Pictures are not part of the copy. Retype the lines from the first one through the line that contains "yticks = [-60, -40, -20, 0, 20, 40, 60]".
## begin Data extract
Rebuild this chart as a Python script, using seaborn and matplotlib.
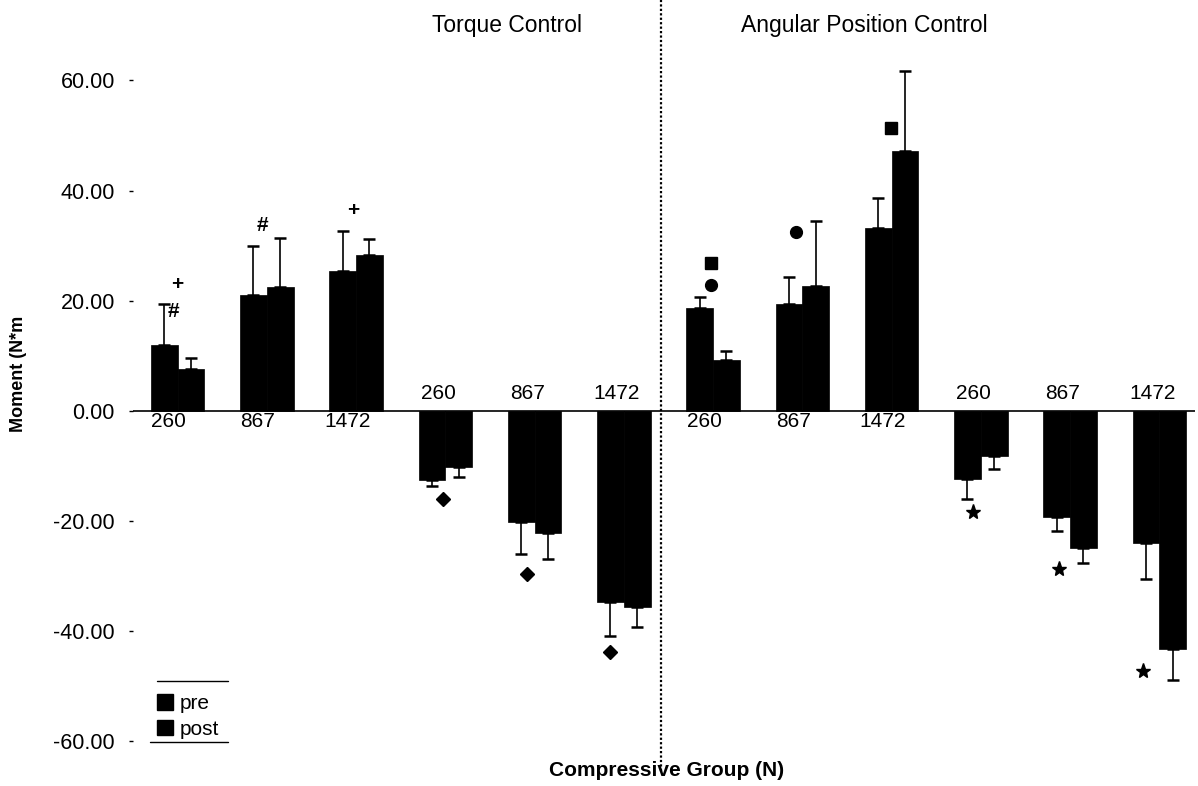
import numpy as np
import pandas as pd
import matplotlib
matplotlib.use("Agg")
import matplotlib.pyplot as plt
from matplotlib.patches import Patch
from matplotlib.lines import Line2D
import seaborn as sns

# ---------------- data ----------------
groups = ["TQ-260", "TQ-867", "TQ-1472", "TQ-260n", "TQ-867n", "TQ-1472n",
          "AP-260", "AP-867", "AP-1472", "AP-260n", "AP-867n", "AP-1472n"]
group_labels = ["260", "867", "1472"] * 4
pre_mean = [12.0, 21.0, 25.4, -12.5, -20.1, -34.7, 18.7, 19.4, 33.2, -12.3, -19.2, -24.0]
pre_sd = [7.4, 9.0, 7.3, 1.1, 5.9, 6.1, 2.0, 4.9, 5.5, 3.7, 2.7, 6.5]
post_mean = [7.6, 22.5, 28.3, -10.2, -22.1, -35.6, 9.3, 22.7, 47.2, -8.2, -24.9, -43.2]
post_sd = [2.0, 8.9, 2.9, 1.8, 4.8, 3.6, 1.6, 11.8, 14.5, 2.3, 2.7, 5.6]
conditions = ["pre", "post"]
section_titles = ["Torque Control", "Angular Position Control"]
yticks = [-60, -40, -20, 0, 20, 40, 60]

# significance symbols: (group index, offset, y, symbol)
sig_marks = [
    (0, 0.00, 22.9, "+"), (0, -0.05, 18.1, "#"),
    (1, -0.05, 33.6, "#"), (2, -0.03, 36.3, "+"),
    (3, -0.03, -16.0, "D"), (4, -0.09, -29.6, "D"), (5, -0.15, -43.7, "D"),
    (6, -0.02, 26.9, "s"), (6, -0.02, 22.9, "o"),
    (7, -0.07, 32.5, "o"), (8, -0.01, 51.4, "s"),
    (9, -0.09, -18.3, "*"), (10, -0.12, -28.7, "*"), (11, -0.18, -47.2, "*"),
]

df = pd.DataFrame({
    "group": groups * 2,
    "cond": [conditions[0]] * len(groups) + [conditions[1]] * len(groups),
    "moment": pre_mean + post_mean,
})

sns.set_style("white")
plt.rcParams["font.family"] = ["Liberation Sans", "DejaVu Sans"]
plt.rcParams["text.color"] = "black"
plt.rcParams["ytick.color"] = "black"
plt.rcParams["axes.labelcolor"] = "black"

fig = plt.figure(figsize=(11.98, 7.86), dpi=100)
ax = fig.add_axes([133 / 1198, 1 - 760 / 786, 1062 / 1198, 760 / 786])

sns.barplot(data=df, x="group", y="moment", hue="cond", hue_order=conditions,
            order=groups, palette=["black", "black"], width=0.6, errorbar=None,
            legend=False, ax=ax, saturation=1, edgecolor="black", linewidth=0.5)

# one-sided error bars
for cont, means, sds in zip(ax.containers, [pre_mean, post_mean], [pre_sd, post_sd]):
    xs = [p.get_x() + p.get_width() / 2 for p in cont.patches]
    lower = [s if m < 0 else 0 for m, s in zip(means, sds)]
    upper = [s if m >= 0 else 0 for m, s in zip(means, sds)]
    ax.errorbar(xs, means, yerr=[lower, upper], fmt="none", ecolor="black",
                elinewidth=1.2, capsize=4, capthick=1.8, zorder=1)

ax.set_xlim(-0.5, 11.4)
ax.set_ylim(-63.4, 74.6)
ax.set_yticks(yticks)
ax.set_yticklabels([f"{v:.2f}" for v in yticks], fontsize=15.5, color="black")
ax.tick_params(axis="y", length=3, width=1, direction="out", pad=10, left=True,
               colors="black")
ax.set_xticks([])
ax.set_xlabel("")
ax.set_ylabel("")
for s in ax.spines.values():
    s.set_visible(False)

ax.axhline(0, color="black", lw=1.2, zorder=0)
ax.plot([5.42, 5.42], [-65.4, 74.6], color="black", lw=1.6, ls=(0, (1, 1)),
        clip_on=False)

# group labels at zero line
for i, (lab, m) in enumerate(zip(group_labels, pre_mean)):
    if m >= 0:
        ax.text(i - 0.1, -0.3, lab, ha="center", va="top", fontsize=15, color="black")
    else:
        ax.text(i - 0.08, 1.4, lab, ha="center", va="bottom", fontsize=15, color="black")

# significance symbols
for gi, off, y, sym in sig_marks:
    x = gi + off
    if sym in ("+", "#"):
        ax.text(x, y, sym, ha="center", va="center", fontsize=15,
                fontweight="bold", color="black")
    else:
        size = {"D": 7.5, "o": 8.5, "s": 8.5, "*": 11}[sym]
        ax.plot(x, y, marker=sym, color="black", ms=size, ls="none")

# section titles
ax.text(3.69, 70.0, section_titles[0], ha="center", va="center", fontsize=16.5,
        color="black")
ax.text(7.69, 70.0, section_titles[1], ha="center", va="center", fontsize=16.5,
        color="black")

# axis labels
fig.text(667 / 1198, 1 - 771 / 786, "Compressive Group (N)", ha="center",
         va="center", fontsize=15, fontweight="bold", color="black")
fig.text(19 / 1198, 1 - 374 / 786, "Moment (N*m", ha="center", va="center",
         rotation=90, fontsize=13, fontweight="bold", color="black")

# legend
handles = [Patch(facecolor="black", edgecolor="black", label=c) for c in conditions]
leg = ax.legend(handles=handles, loc="upper left",
                bbox_to_anchor=((149 - 133) / 1062, (760 - 686) / 760),
                frameon=False, fontsize=15, handlelength=0.75, handleheight=0.75,
                handletextpad=0.3, labelspacing=0.3, borderaxespad=0,
                labelcolor="black")
fig.add_artist(Line2D([157 / 1198, 228 / 1198], [1 - 681 / 786] * 2,
                      color="black", lw=1, transform=fig.transFigure))
fig.add_artist(Line2D([150 / 1198, 228 / 1198], [1 - 742 / 786] * 2,
                      color="black", lw=1, transform=fig.transFigure))

fig.savefig("out.png", dpi=100)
## end Data extract
> _Right answer_:
Rebuild this chart as a Python script, using seaborn and matplotlib.
import numpy as np
import pandas as pd
import matplotlib
matplotlib.use("Agg")
import matplotlib.pyplot as plt
from matplotlib.patches import Patch
from matplotlib.lines import Line2D
import seaborn as sns

# ---------------- data ----------------
groups = ["TQ-260", "TQ-867", "TQ-1472", "TQ-260n", "TQ-867n", "TQ-1472n",
          "AP-260", "AP-867", "AP-1472", "AP-260n", "AP-867n", "AP-1472n"]
group_labels = ["260", "867", "1472"] * 4
pre_mean = [12.0, 21.0, 25.4, -12.5, -20.1, -34.7, 18.7, 19.4, 33.2, -12.3, -19.2, -24.0]
pre_sd = [7.4, 9.0, 7.3, 1.1, 5.9, 6.1, 2.0, 4.9, 5.5, 3.7, 2.7, 6.5]
post_mean = [7.6, 22.5, 28.3, -10.2, -22.1, -35.6, 9.3, 22.7, 47.2, -8.2, -24.9, -43.2]
post_sd = [2.0, 8.9, 2.9, 1.8, 4.8, 3.6, 1.6, 11.8, 14.5, 2.3, 2.7, 5.6]
conditions = ["pre", "post"]
section_titles = ["Torque Control", "Angular Position Control"]
yticks = [-60, -40, -20, 0, 20, 40, 60]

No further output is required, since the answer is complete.